While the "railroad switch" idea has some potential, I think there's a problem that's already a bane to many players- you will end up hearing the same dialogue, over and over again, while you try to get to the small number of points that actually expand your options or move the plot. That there's a possibility you'll actually miss the chance to move the dialogue in the necessary direction just makes it that much more likely.
The thing is, though, that dialogue- especially expository dialogue- is frequently more about the needs of the designers than the needs or desires of the player. We need you to have this information to move the plot forward smoothly. Here it is. Not infrequently the player can't even move on, adventure-game style, until some subject lodged deep in the bowels of the flow-chart has been broached. Characters we ought to be involved with become, as Yahtzee said, "information vending machines"- ones we're as likely to be irritated with for standing arbitrarily in the way of our progress as we are to find endearing because we mistakenly picked the sub-branch where they tell us about their puppy.
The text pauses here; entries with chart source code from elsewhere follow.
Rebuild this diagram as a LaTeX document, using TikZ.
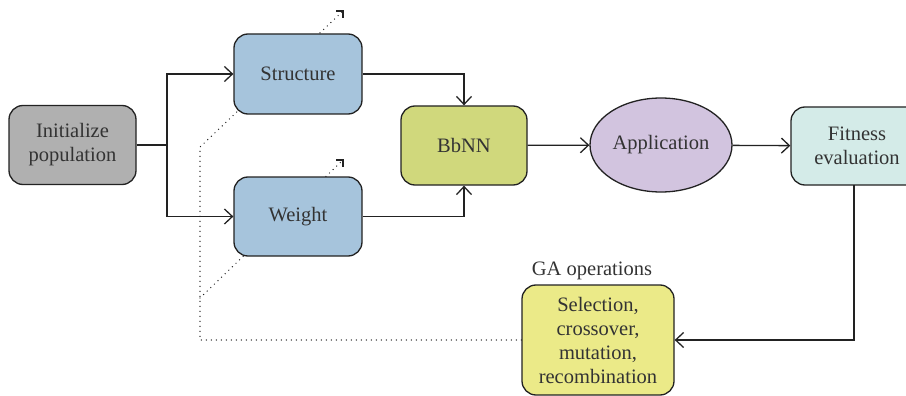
\documentclass[tikz,border=0pt]{standalone}
\usepackage{fontspec}
\setmainfont{Liberation Serif}
\usetikzlibrary{arrows.meta,shapes.geometric,backgrounds}

\definecolor{initfill}{HTML}{B0B0B0}
\definecolor{bluefill}{HTML}{A6C4DC}
\definecolor{nnfill}{HTML}{D0D87C}
\definecolor{appfill}{HTML}{D2C4DF}
\definecolor{fitfill}{HTML}{D4EBE8}
\definecolor{gafill}{HTML}{EBEA88}
\definecolor{ink}{HTML}{222222}
\definecolor{txt}{HTML}{333333}

\begin{document}
\begin{tikzpicture}[x=1pt,y=-1pt,
  lbl/.style={text=txt, font=\fontsize{20.5}{24}\selectfont, align=center, inner sep=0pt},
  box/.style={lbl, draw=ink, line width=1.3pt, rounded corners=14pt},
  link/.style={draw=ink, line width=1.3pt},
  arrowlink/.style={link, -{Straight Barb[length=8pt,width=15pt,line width=1.3pt]}},
  hint/.style={draw=ink, line width=1.4pt, line cap=round, dash pattern=on 0pt off 5pt},
  hinttip/.style={draw=ink, line width=1.4pt},
]
\useasboundingbox (0,0) rectangle (906,396);
\clip (0,0) rectangle (906,396);

% process blocks
\node[box, fill=initfill, minimum width=127pt, minimum height=79pt] (init) at (72.5,145) {Initialize\\population};
\node[box, fill=bluefill, minimum width=128pt, minimum height=80pt] (struct) at (298,74) {Structure};
\node[box, fill=bluefill, minimum width=128pt, minimum height=79pt] (weight) at (298,216.5) {Weight};
\node[box, fill=nnfill, minimum width=126pt, minimum height=79pt] (bbnn) at (464,145.5) {BbNN};
\node[lbl, ellipse, draw=ink, line width=1.3pt, fill=appfill, minimum width=142pt, minimum height=94pt] (app) at (661,145) {Application};
\node[box, fill=fitfill, minimum width=132pt, minimum height=78pt] (fit) at (857,146) {Fitness\\evaluation};
\node[box, fill=gafill, minimum width=152pt, minimum height=110pt] (ga) at (598,340) {Selection,\\crossover,\\mutation,\\recombination};
\node[lbl, anchor=south] (galabel) at (592,280) {GA operations};

% main flow
\coordinate (split) at (167,145);
\draw[link] (init.east) -- (split);
\draw[arrowlink] (split) |- (struct.west);
\draw[arrowlink] (split) |- (weight.west);
\draw[arrowlink] (struct.east) -| (bbnn.north);
\draw[arrowlink] (weight.east) -| (bbnn.south);
\draw[arrowlink] (bbnn) -- (app);
\draw[arrowlink] (app) -- (fit);
\coordinate (fitdown) at (854,185);
\draw[arrowlink] (fitdown) |- (ga.east);

% feedback from the GA operations (dotted, passing behind the blocks)
\coordinate (dcorner) at (200,340);
\coordinate (dtop) at (200,147);
\coordinate (dtipS) at (343,11);
\coordinate (dbranch) at (200,298);
\coordinate (dtipW) at (343,160);
\begin{pgfonlayer}{background}
\draw[hint] (ga.west) -- (dcorner) -- (dtop) -- (dtipS);
\draw[hint] (dbranch) -- (dtipW);
\end{pgfonlayer}
% right-angled heads at the ends of the dotted lines
\draw[hinttip] ([xshift=-7pt]dtipS) -- (dtipS) -- ([yshift=-7pt]dtipS);
\draw[hinttip] ([xshift=-7pt]dtipW) -- (dtipW) -- ([yshift=-7pt]dtipW);
\end{tikzpicture}
\end{document}
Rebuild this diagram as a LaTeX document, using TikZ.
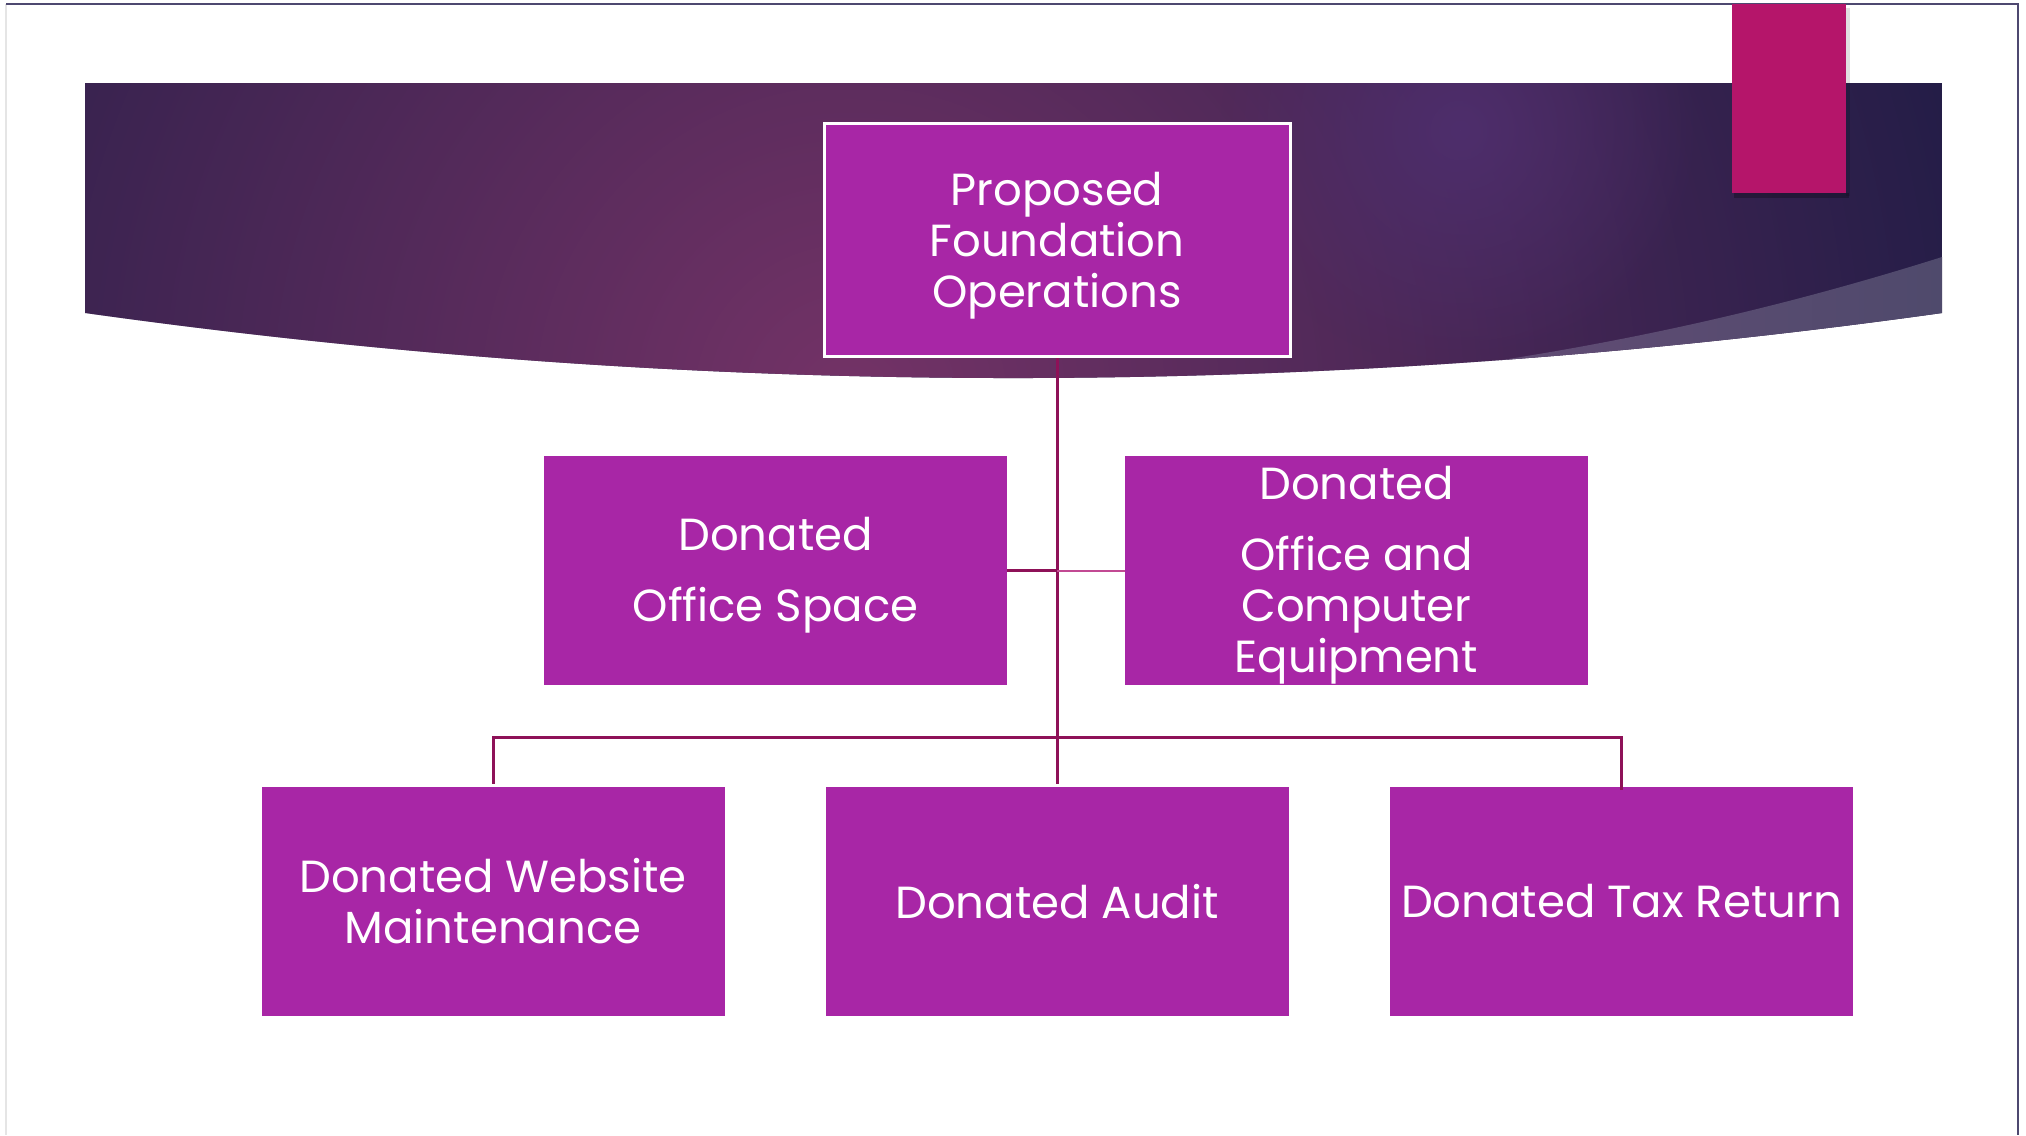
\documentclass[tikz,border=0pt]{standalone}
\usepackage{fontspec}
\setmainfont{Poppins}
\usetikzlibrary{fadings}
\definecolor{boxfill}{HTML}{A826A6}
\definecolor{linec}{HTML}{8E1158}
\definecolor{stubc}{HTML}{C24A93}
\definecolor{tabc}{HTML}{B5156A}
\definecolor{navy}{HTML}{231D47}
\definecolor{plum}{HTML}{743367}
\definecolor{glowc}{HTML}{4E2E6C}
\definecolor{sheenL}{HTML}{654C76}
\definecolor{sheenR}{HTML}{4F4A6C}
\definecolor{framec}{HTML}{4E4870}
\tikzfading[name=softglow, inner color=transparent!0, outer color=transparent!100]
\tikzset{
  orgbox/.style={fill=boxfill, text=white, align=center, inner sep=0pt,
    minimum width=463pt, minimum height=229pt,
    font=\fontsize{45}{51}\selectfont},
  conn/.style={draw=linec, line width=3pt},
}
\begin{document}
\begin{tikzpicture}[x=1pt,y=-1pt]
\useasboundingbox (0,0) rectangle (2026,1135);
\fill[white] (0,0) rectangle (2026,1135);
% slide frame
\draw[black!10, line width=1.5pt] (6,4) -- (6,1135);
\draw[framec, line width=1.5pt] (6,4) -- (2018,4) -- (2018,1135);
% banner
\begin{scope}
  \clip (85,83) -- (1942,83) -- (1942,313) .. controls (1322.7,399.7) and (703.7,399.7) .. (85,313) -- cycle;
  \fill[navy] (85,83) rectangle (1942,450);
  \fill[plum, path fading=softglow] (850,400) circle (1150pt);
  \fill[glowc, path fading=softglow] (1460,130) circle (240pt);
  \shade[left color=sheenL, right color=sheenR]
    (1942,257) .. controls (1780,308) and (1620,345) .. (1420,372) -- (1420,460) -- (1942,460) -- cycle;
\end{scope}
% pink tab with shadow
\fill[black, opacity=0.25] (1734,193) rectangle (1849,198);
\fill[black, opacity=0.12] (1846,8) rectangle (1850,196);
\fill[tabc] (1732,4) rectangle (1846,193);
% nodes
\node[orgbox, draw=white, line width=3pt, minimum width=466pt, minimum height=233pt] (top) at (1057,240)
  {\rule{0pt}{44pt}Proposed\\Foundation\\Operations};
\node[orgbox] (ml) at (775.5,570.5) {\rule{0pt}{42pt}Donated\\[20pt]Office Space};
\node[orgbox] (mr) at (1356.5,570.5) {\rule{0pt}{42pt}Donated\\[20pt]Office and\\Computer\\Equipment};
\node[orgbox] (b1) at (493,901.5) {Donated Website\\Maintenance};
\node[orgbox] (b2) at (1057,901.5) {Donated Audit};
\node[orgbox] (b3) at (1621.5,901.5) {Donated Tax Return};
% connectors
\coordinate (bus) at (1057,737);
\draw[conn, shorten >=3pt] (top.south) -- (b2.north);
\draw[conn] (ml.east) -- (top.south |- ml.east);
\draw[draw=stubc, line width=2pt] (mr.west) -- (top.south |- mr.west);
\draw[conn, shorten <=3pt] (b1.north) -- (b1.north |- bus) -- (b3.north |- bus) -- ([yshift=-3pt]b3.north);
\end{tikzpicture}
\end{document}
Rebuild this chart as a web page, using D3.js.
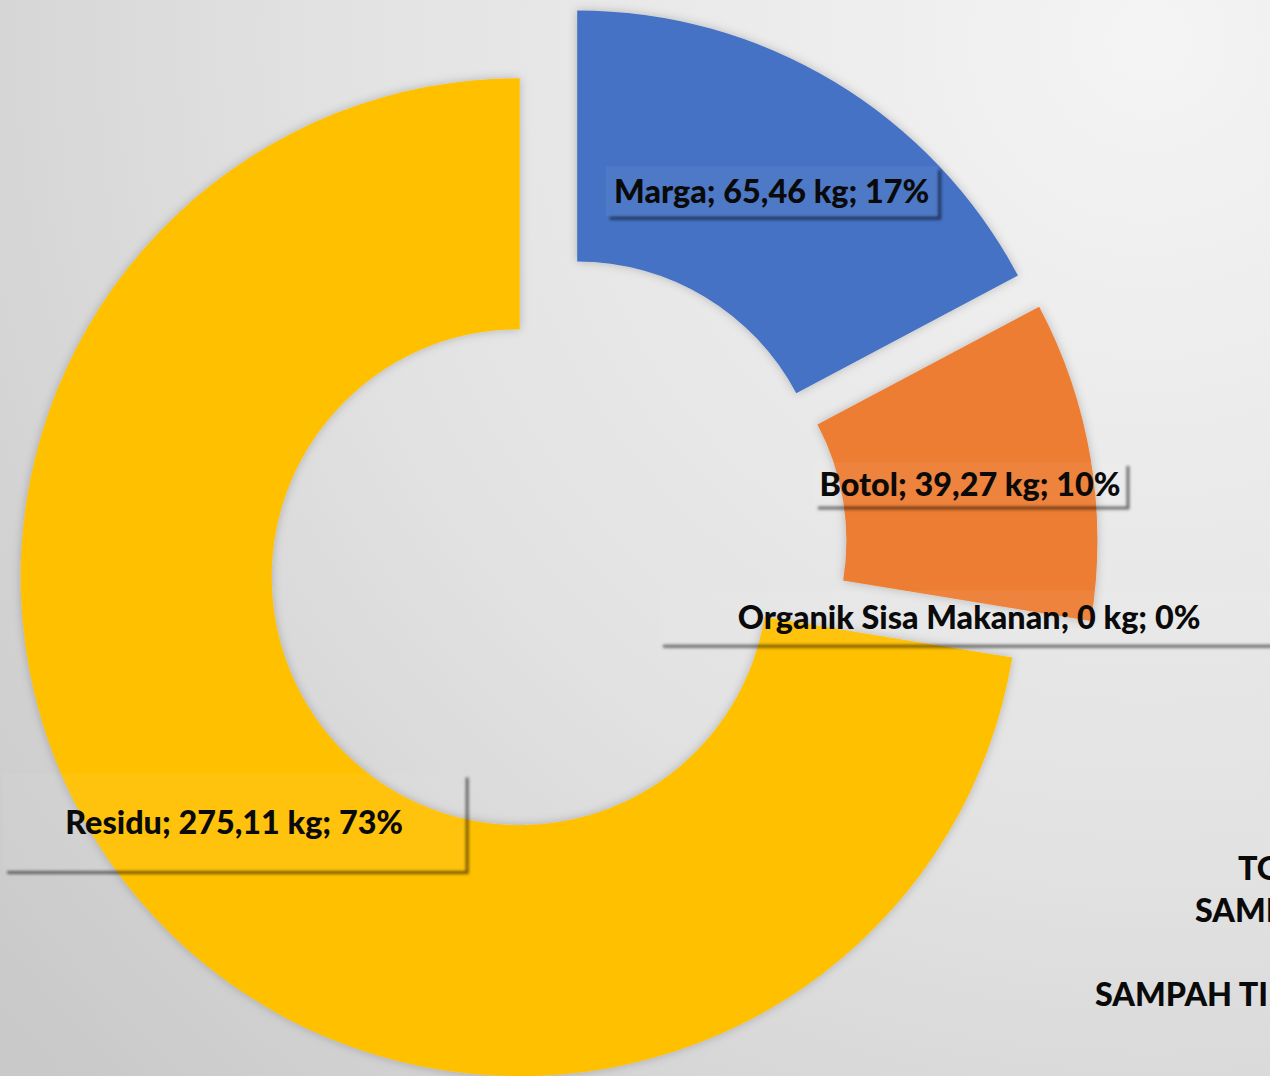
<!DOCTYPE html>
<html lang="id">
<head>
  <meta charset="UTF-8">
  <title>Komposisi Sampah</title>
  <style>
    html, body { margin: 0; padding: 0; overflow: hidden; }
    .labels { font-family: Lato, "Open Sans", sans-serif; font-weight: 900; fill: #0a0a0a; }
  </style>
</head>
<body>
  <script src="https://d3js.org/d3.v7.min.js"></script>
  <script>
    // data
    const categories = ['Marga', 'Botol', 'Organik Sisa Makanan', 'Residu'];
    const weights = [65.46, 39.27, 0, 275.11];
    const percentLabels = ['17%', '10%', '0%', '73%'];
    const colors = ['#4472C4', '#ED7D31', '#A5A5A5', '#FFC000'];
    const sideTexts = ['TOTAL', 'SAMPAH', 'SAMPAH TIDAK TERKELOLA'];

    const WIDTH = 1270;
    const HEIGHT = 1076;
    const CX = 554, CY = 548;
    const OUTER = 499, INNER = 248;
    const EXPLODE = 45;
    const FONT = 33;
    const SQUEEZE = 0.98; // narrows the font a bit (calibri-ish)

    // label box per slice: offset of the text from the centroid + box size
    const labelLayout = [
      { dx: 2, dy: 2, w: 332, h: 50 },
      { dx: 3, dy: 4, w: 312, h: 44 },
      { dx: 2, dy: 2, w: 620, h: 54 },
      { dx: -1, dy: 3, w: 462, h: 97 }
    ];

    const fmt = (v) => String(v).replace('.', ',');

    const svg = d3.select('body').append('svg')
      .attr('width', WIDTH)
      .attr('height', HEIGHT);

    const defs = svg.append('defs');
    const bg = defs.append('radialGradient')
      .attr('id', 'bg')
      .attr('gradientUnits', 'userSpaceOnUse')
      .attr('cx', 1150).attr('cy', 40).attr('r', 1500);
    bg.append('stop').attr('offset', '0%').attr('stop-color', '#f4f4f4');
    bg.append('stop').attr('offset', '55%').attr('stop-color', '#e2e2e2');
    bg.append('stop').attr('offset', '100%').attr('stop-color', '#c9c9c9');

    const sliceShadow = defs.append('filter').attr('id', 'sliceShadow')
      .attr('x', '-10%').attr('y', '-10%').attr('width', '120%').attr('height', '120%');
    sliceShadow.append('feDropShadow')
      .attr('dx', 0).attr('dy', 0).attr('stdDeviation', 5)
      .attr('flood-color', '#000').attr('flood-opacity', 0.22);

    const lineBlur = defs.append('filter').attr('id', 'lineBlur')
      .attr('x', '-5%').attr('y', '-50%').attr('width', '110%').attr('height', '200%');
    lineBlur.append('feGaussianBlur').attr('stdDeviation', 1.4);

    svg.append('rect')
      .attr('width', WIDTH).attr('height', HEIGHT)
      .attr('fill', 'url(#bg)');

    const pie = d3.pie().sort(null).value((d) => d);
    const arcs = pie(weights);

    const arc = d3.arc().innerRadius(INNER).outerRadius(OUTER);
    const labelArc = d3.arc().innerRadius((INNER + OUTER) / 2).outerRadius((INNER + OUTER) / 2);

    // every slice is pulled out along its bisector
    const shift = (d) => {
      const mid = (d.startAngle + d.endAngle) / 2;
      return [CX + EXPLODE * Math.sin(mid), CY - EXPLODE * Math.cos(mid)];
    };

    svg.append('g')
      .selectAll('path')
      .data(arcs)
      .enter()
      .append('path')
        .attr('transform', (d) => `translate(${shift(d)})`)
        .attr('d', arc)
        .attr('fill', (d, i) => colors[i])
        .attr('filter', 'url(#sliceShadow)');

    // data labels with their box shadow (bottom + right edge)
    const labels = svg.append('g')
      .selectAll('g')
      .data(arcs)
      .enter()
      .append('g')
        .attr('transform', (d, i) => {
          const [sx, sy] = shift(d);
          const [lx, ly] = labelArc.centroid(d);
          return `translate(${sx + lx + labelLayout[i].dx},${sy + ly + labelLayout[i].dy})`;
        });

    labels.append('path')
      .attr('d', (d, i) => {
        const w = labelLayout[i].w, h = labelLayout[i].h;
        return `M${-w / 2 + 4},${h / 2 + 2}H${w / 2 + 2}V${-h / 2 + 4}`;
      })
      .attr('fill', 'none')
      .attr('stroke', '#000')
      .attr('stroke-opacity', 0.55)
      .attr('stroke-width', 3)
      .attr('filter', 'url(#lineBlur)');

    labels.append('rect')
      .attr('x', (d, i) => -labelLayout[i].w / 2)
      .attr('y', (d, i) => -labelLayout[i].h / 2)
      .attr('width', (d, i) => labelLayout[i].w)
      .attr('height', (d, i) => labelLayout[i].h)
      .attr('fill', '#ffffff')
      .attr('fill-opacity', 0.05);

    labels.append('text')
      .classed('labels', true)
      .attr('text-anchor', 'middle')
      .attr('dy', '0.36em')
      .attr('transform', `scale(${SQUEEZE},1)`)
      .style('font-size', `${FONT}px`)
      .text((d, i) => `${categories[i]}; ${fmt(weights[i])} kg; ${percentLabels[i]}`);

    // cut-off text on the right edge, as in the source slide
    const sideX = [1238, 1195, 1095];
    const sideY = [880, 922, 1006];
    svg.append('g')
      .selectAll('text')
      .data(sideTexts)
      .enter()
      .append('text')
        .classed('labels', true)
        .attr('transform', (d, i) => `translate(${sideX[i]},${sideY[i]}) scale(${SQUEEZE},1)`)
        .style('font-size', `${FONT}px`)
        .text((d) => d);
  </script>
</body>
</html>
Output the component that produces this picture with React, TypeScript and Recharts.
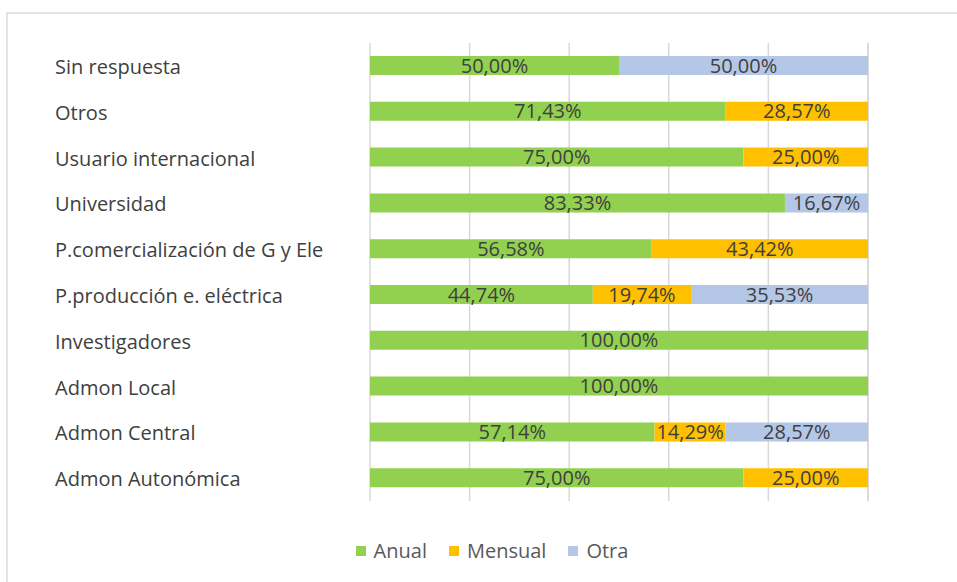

It might actually be preferable to let the player get in over their heads and then have the NPCs offer to get them caught up; if nothing else, it would cut off that old contrivance "as you know, [so why am I telling you.]" Let the players stumble on without knowing the importance of Applied Phlebotinum to powering the Windsnurks of Cygnus-3, or understanding that the ambassador's robes clearly indicate his rank within his caste. If the characters were offering to help prevent us from making further mistakes rather than standing between us and forward motion, we might be more likely to enjoy their company.